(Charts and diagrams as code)

☆ ☆ ☆

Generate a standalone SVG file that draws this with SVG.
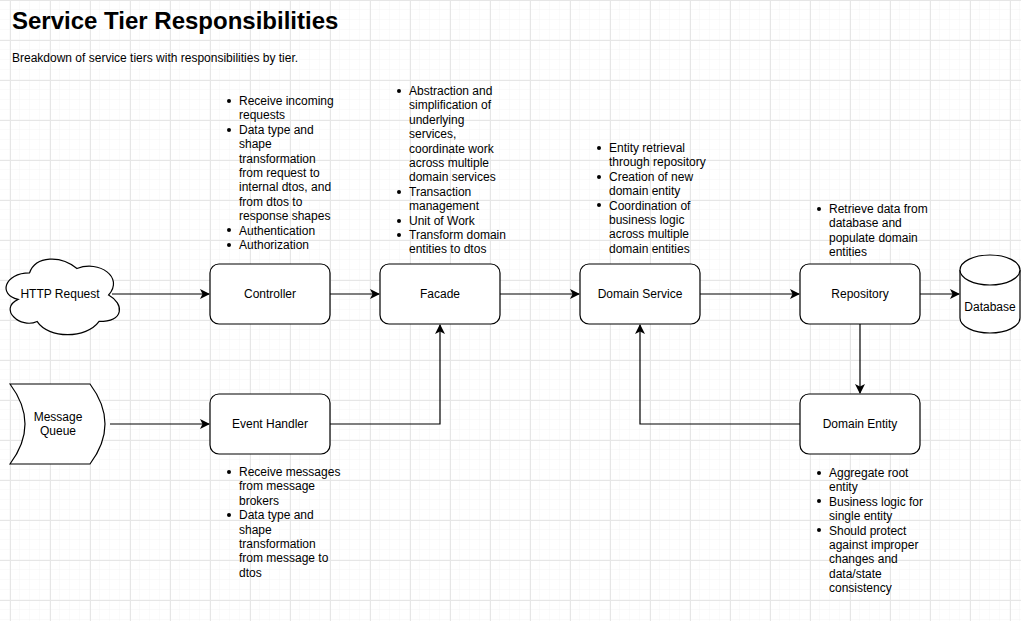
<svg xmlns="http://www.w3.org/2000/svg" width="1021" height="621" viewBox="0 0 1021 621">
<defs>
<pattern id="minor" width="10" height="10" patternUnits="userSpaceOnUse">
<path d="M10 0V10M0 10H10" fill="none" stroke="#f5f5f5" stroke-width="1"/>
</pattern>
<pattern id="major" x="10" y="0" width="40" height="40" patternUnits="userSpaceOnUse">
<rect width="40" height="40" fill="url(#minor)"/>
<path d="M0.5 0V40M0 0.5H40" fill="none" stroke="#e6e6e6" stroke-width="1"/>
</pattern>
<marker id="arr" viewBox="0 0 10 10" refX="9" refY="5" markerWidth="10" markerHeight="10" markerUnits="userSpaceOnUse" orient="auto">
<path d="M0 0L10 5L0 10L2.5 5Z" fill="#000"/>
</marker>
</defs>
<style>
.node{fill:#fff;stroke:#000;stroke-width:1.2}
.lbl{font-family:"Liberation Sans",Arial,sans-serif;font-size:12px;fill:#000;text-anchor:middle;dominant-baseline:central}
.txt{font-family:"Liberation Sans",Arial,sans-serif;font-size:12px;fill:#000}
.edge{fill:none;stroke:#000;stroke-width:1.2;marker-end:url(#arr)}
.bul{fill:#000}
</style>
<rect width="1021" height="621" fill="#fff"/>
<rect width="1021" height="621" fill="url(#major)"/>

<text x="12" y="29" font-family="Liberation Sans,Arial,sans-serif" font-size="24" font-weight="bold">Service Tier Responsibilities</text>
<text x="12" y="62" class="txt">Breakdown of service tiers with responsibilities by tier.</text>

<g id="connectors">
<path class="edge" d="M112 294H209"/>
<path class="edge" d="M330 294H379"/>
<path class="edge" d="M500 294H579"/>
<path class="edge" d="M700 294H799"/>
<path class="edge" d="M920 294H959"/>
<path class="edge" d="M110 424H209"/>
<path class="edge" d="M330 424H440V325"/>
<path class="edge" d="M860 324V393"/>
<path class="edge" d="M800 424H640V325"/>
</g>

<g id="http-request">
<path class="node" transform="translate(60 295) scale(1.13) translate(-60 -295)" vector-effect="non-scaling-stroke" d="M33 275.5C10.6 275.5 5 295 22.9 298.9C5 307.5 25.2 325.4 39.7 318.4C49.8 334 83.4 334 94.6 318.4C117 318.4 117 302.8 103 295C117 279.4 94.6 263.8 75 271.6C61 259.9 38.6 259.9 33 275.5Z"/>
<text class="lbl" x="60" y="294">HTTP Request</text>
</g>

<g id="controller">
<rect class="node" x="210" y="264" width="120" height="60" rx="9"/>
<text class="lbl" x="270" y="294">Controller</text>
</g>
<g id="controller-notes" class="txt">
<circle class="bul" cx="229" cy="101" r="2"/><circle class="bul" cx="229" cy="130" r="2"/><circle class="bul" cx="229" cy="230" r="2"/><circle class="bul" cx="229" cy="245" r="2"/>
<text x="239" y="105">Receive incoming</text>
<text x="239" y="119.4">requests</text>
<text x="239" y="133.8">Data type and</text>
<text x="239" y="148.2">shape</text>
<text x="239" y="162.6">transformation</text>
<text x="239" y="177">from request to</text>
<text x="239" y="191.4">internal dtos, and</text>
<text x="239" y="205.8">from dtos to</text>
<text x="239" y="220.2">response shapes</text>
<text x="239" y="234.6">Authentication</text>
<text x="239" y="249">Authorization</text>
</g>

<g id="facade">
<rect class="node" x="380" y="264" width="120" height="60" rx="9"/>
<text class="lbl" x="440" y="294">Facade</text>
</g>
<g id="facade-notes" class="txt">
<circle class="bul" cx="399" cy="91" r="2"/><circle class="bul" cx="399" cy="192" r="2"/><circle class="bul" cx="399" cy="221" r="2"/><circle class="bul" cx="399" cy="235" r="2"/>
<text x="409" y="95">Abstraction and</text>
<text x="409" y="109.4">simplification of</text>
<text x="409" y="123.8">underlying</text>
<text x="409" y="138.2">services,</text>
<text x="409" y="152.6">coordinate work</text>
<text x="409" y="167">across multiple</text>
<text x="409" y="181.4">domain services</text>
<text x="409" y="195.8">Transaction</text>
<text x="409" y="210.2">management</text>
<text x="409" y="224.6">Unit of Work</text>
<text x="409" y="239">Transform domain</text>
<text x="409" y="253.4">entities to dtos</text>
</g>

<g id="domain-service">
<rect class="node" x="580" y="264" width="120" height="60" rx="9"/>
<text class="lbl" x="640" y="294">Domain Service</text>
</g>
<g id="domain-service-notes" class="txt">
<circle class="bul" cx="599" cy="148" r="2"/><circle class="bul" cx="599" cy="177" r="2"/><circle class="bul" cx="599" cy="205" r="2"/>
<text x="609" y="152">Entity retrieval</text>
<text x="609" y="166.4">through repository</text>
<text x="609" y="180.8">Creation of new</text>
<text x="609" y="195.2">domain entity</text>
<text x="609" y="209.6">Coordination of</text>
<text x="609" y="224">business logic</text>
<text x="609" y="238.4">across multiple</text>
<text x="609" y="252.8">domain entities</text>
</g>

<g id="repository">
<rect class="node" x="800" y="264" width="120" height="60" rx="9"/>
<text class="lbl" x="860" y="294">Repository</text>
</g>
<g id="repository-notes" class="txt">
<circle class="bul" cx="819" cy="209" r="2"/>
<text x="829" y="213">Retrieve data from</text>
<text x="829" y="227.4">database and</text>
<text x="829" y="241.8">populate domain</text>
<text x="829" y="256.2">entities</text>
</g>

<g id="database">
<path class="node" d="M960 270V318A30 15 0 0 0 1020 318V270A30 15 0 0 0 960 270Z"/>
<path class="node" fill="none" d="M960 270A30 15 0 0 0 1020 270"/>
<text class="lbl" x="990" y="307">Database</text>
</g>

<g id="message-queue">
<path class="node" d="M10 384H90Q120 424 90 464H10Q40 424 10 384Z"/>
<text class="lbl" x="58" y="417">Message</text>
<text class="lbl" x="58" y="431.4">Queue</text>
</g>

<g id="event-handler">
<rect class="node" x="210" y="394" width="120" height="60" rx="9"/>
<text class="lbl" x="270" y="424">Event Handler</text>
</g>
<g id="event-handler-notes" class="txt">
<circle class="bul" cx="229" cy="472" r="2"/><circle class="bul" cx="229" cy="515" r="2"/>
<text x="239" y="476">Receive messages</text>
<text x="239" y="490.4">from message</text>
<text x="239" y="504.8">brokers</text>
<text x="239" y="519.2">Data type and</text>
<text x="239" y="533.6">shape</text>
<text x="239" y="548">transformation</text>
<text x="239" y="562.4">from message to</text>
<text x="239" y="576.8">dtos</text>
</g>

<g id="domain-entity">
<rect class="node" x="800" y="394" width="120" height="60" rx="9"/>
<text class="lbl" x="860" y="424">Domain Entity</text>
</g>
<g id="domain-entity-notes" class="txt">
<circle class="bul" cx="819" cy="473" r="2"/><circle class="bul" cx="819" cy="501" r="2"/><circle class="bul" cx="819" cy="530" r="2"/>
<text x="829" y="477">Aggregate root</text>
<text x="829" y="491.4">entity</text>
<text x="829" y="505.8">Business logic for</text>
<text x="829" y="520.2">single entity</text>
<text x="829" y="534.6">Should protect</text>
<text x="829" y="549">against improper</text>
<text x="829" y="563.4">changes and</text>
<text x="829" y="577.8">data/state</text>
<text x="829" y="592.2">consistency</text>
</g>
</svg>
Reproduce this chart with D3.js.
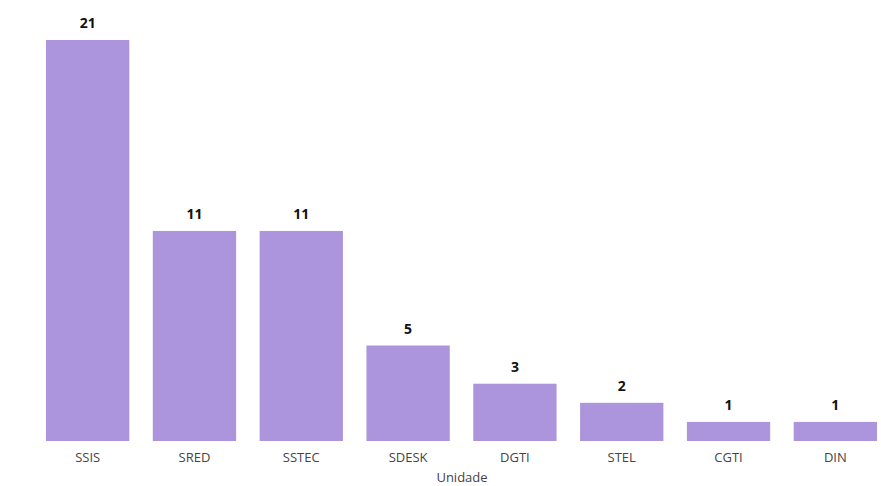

☆ ☆ ☆

> WHAT IS ASKED: Reproduce the whole listing exactly, but not the images in it.

> OUTPUT OF THE TASK:
Generate a standalone SVG file that draws this with SVG.
<svg xmlns="http://www.w3.org/2000/svg" width="1021" height="621" viewBox="0 0 1021 621">
<defs>
<pattern id="minor" width="10" height="10" patternUnits="userSpaceOnUse">
<path d="M10 0V10M0 10H10" fill="none" stroke="#f5f5f5" stroke-width="1"/>
</pattern>
<pattern id="major" x="10" y="0" width="40" height="40" patternUnits="userSpaceOnUse">
<rect width="40" height="40" fill="url(#minor)"/>
<path d="M0.5 0V40M0 0.5H40" fill="none" stroke="#e6e6e6" stroke-width="1"/>
</pattern>
<marker id="arr" viewBox="0 0 10 10" refX="9" refY="5" markerWidth="10" markerHeight="10" markerUnits="userSpaceOnUse" orient="auto">
<path d="M0 0L10 5L0 10L2.5 5Z" fill="#000"/>
</marker>
</defs>
<style>
.node{fill:#fff;stroke:#000;stroke-width:1.2}
.lbl{font-family:"Liberation Sans",Arial,sans-serif;font-size:12px;fill:#000;text-anchor:middle;dominant-baseline:central}
.txt{font-family:"Liberation Sans",Arial,sans-serif;font-size:12px;fill:#000}
.edge{fill:none;stroke:#000;stroke-width:1.2;marker-end:url(#arr)}
.bul{fill:#000}
</style>
<rect width="1021" height="621" fill="#fff"/>
<rect width="1021" height="621" fill="url(#major)"/>

<text x="12" y="29" font-family="Liberation Sans,Arial,sans-serif" font-size="24" font-weight="bold">Service Tier Responsibilities</text>
<text x="12" y="62" class="txt">Breakdown of service tiers with responsibilities by tier.</text>

<g id="connectors">
<path class="edge" d="M112 294H209"/>
<path class="edge" d="M330 294H379"/>
<path class="edge" d="M500 294H579"/>
<path class="edge" d="M700 294H799"/>
<path class="edge" d="M920 294H959"/>
<path class="edge" d="M110 424H209"/>
<path class="edge" d="M330 424H440V325"/>
<path class="edge" d="M860 324V393"/>
<path class="edge" d="M800 424H640V325"/>
</g>

<g id="http-request">
<path class="node" transform="translate(60 295) scale(1.13) translate(-60 -295)" vector-effect="non-scaling-stroke" d="M33 275.5C10.6 275.5 5 295 22.9 298.9C5 307.5 25.2 325.4 39.7 318.4C49.8 334 83.4 334 94.6 318.4C117 318.4 117 302.8 103 295C117 279.4 94.6 263.8 75 271.6C61 259.9 38.6 259.9 33 275.5Z"/>
<text class="lbl" x="60" y="294">HTTP Request</text>
</g>

<g id="controller">
<rect class="node" x="210" y="264" width="120" height="60" rx="9"/>
<text class="lbl" x="270" y="294">Controller</text>
</g>
<g id="controller-notes" class="txt">
<circle class="bul" cx="229" cy="101" r="2"/><circle class="bul" cx="229" cy="130" r="2"/><circle class="bul" cx="229" cy="230" r="2"/><circle class="bul" cx="229" cy="245" r="2"/>
<text x="239" y="105">Receive incoming</text>
<text x="239" y="119.4">requests</text>
<text x="239" y="133.8">Data type and</text>
<text x="239" y="148.2">shape</text>
<text x="239" y="162.6">transformation</text>
<text x="239" y="177">from request to</text>
<text x="239" y="191.4">internal dtos, and</text>
<text x="239" y="205.8">from dtos to</text>
<text x="239" y="220.2">response shapes</text>
<text x="239" y="234.6">Authentication</text>
<text x="239" y="249">Authorization</text>
</g>

<g id="facade">
<rect class="node" x="380" y="264" width="120" height="60" rx="9"/>
<text class="lbl" x="440" y="294">Facade</text>
</g>
<g id="facade-notes" class="txt">
<circle class="bul" cx="399" cy="91" r="2"/><circle class="bul" cx="399" cy="192" r="2"/><circle class="bul" cx="399" cy="221" r="2"/><circle class="bul" cx="399" cy="235" r="2"/>
<text x="409" y="95">Abstraction and</text>
<text x="409" y="109.4">simplification of</text>
<text x="409" y="123.8">underlying</text>
<text x="409" y="138.2">services,</text>
<text x="409" y="152.6">coordinate work</text>
<text x="409" y="167">across multiple</text>
<text x="409" y="181.4">domain services</text>
<text x="409" y="195.8">Transaction</text>
<text x="409" y="210.2">management</text>
<text x="409" y="224.6">Unit of Work</text>
<text x="409" y="239">Transform domain</text>
<text x="409" y="253.4">entities to dtos</text>
</g>

<g id="domain-service">
<rect class="node" x="580" y="264" width="120" height="60" rx="9"/>
<text class="lbl" x="640" y="294">Domain Service</text>
</g>
<g id="domain-service-notes" class="txt">
<circle class="bul" cx="599" cy="148" r="2"/><circle class="bul" cx="599" cy="177" r="2"/><circle class="bul" cx="599" cy="205" r="2"/>
<text x="609" y="152">Entity retrieval</text>
<text x="609" y="166.4">through repository</text>
<text x="609" y="180.8">Creation of new</text>
<text x="609" y="195.2">domain entity</text>
<text x="609" y="209.6">Coordination of</text>
<text x="609" y="224">business logic</text>
<text x="609" y="238.4">across multiple</text>
<text x="609" y="252.8">domain entities</text>
</g>

<g id="repository">
<rect class="node" x="800" y="264" width="120" height="60" rx="9"/>
<text class="lbl" x="860" y="294">Repository</text>
</g>
<g id="repository-notes" class="txt">
<circle class="bul" cx="819" cy="209" r="2"/>
<text x="829" y="213">Retrieve data from</text>
<text x="829" y="227.4">database and</text>
<text x="829" y="241.8">populate domain</text>
<text x="829" y="256.2">entities</text>
</g>

<g id="database">
<path class="node" d="M960 270V318A30 15 0 0 0 1020 318V270A30 15 0 0 0 960 270Z"/>
<path class="node" fill="none" d="M960 270A30 15 0 0 0 1020 270"/>
<text class="lbl" x="990" y="307">Database</text>
</g>

<g id="message-queue">
<path class="node" d="M10 384H90Q120 424 90 464H10Q40 424 10 384Z"/>
<text class="lbl" x="58" y="417">Message</text>
<text class="lbl" x="58" y="431.4">Queue</text>
</g>

<g id="event-handler">
<rect class="node" x="210" y="394" width="120" height="60" rx="9"/>
<text class="lbl" x="270" y="424">Event Handler</text>
</g>
<g id="event-handler-notes" class="txt">
<circle class="bul" cx="229" cy="472" r="2"/><circle class="bul" cx="229" cy="515" r="2"/>
<text x="239" y="476">Receive messages</text>
<text x="239" y="490.4">from message</text>
<text x="239" y="504.8">brokers</text>
<text x="239" y="519.2">Data type and</text>
<text x="239" y="533.6">shape</text>
<text x="239" y="548">transformation</text>
<text x="239" y="562.4">from message to</text>
<text x="239" y="576.8">dtos</text>
</g>

<g id="domain-entity">
<rect class="node" x="800" y="394" width="120" height="60" rx="9"/>
<text class="lbl" x="860" y="424">Domain Entity</text>
</g>
<g id="domain-entity-notes" class="txt">
<circle class="bul" cx="819" cy="473" r="2"/><circle class="bul" cx="819" cy="501" r="2"/><circle class="bul" cx="819" cy="530" r="2"/>
<text x="829" y="477">Aggregate root</text>
<text x="829" y="491.4">entity</text>
<text x="829" y="505.8">Business logic for</text>
<text x="829" y="520.2">single entity</text>
<text x="829" y="534.6">Should protect</text>
<text x="829" y="549">against improper</text>
<text x="829" y="563.4">changes and</text>
<text x="829" y="577.8">data/state</text>
<text x="829" y="592.2">consistency</text>
</g>
</svg>
Reproduce this chart with D3.js.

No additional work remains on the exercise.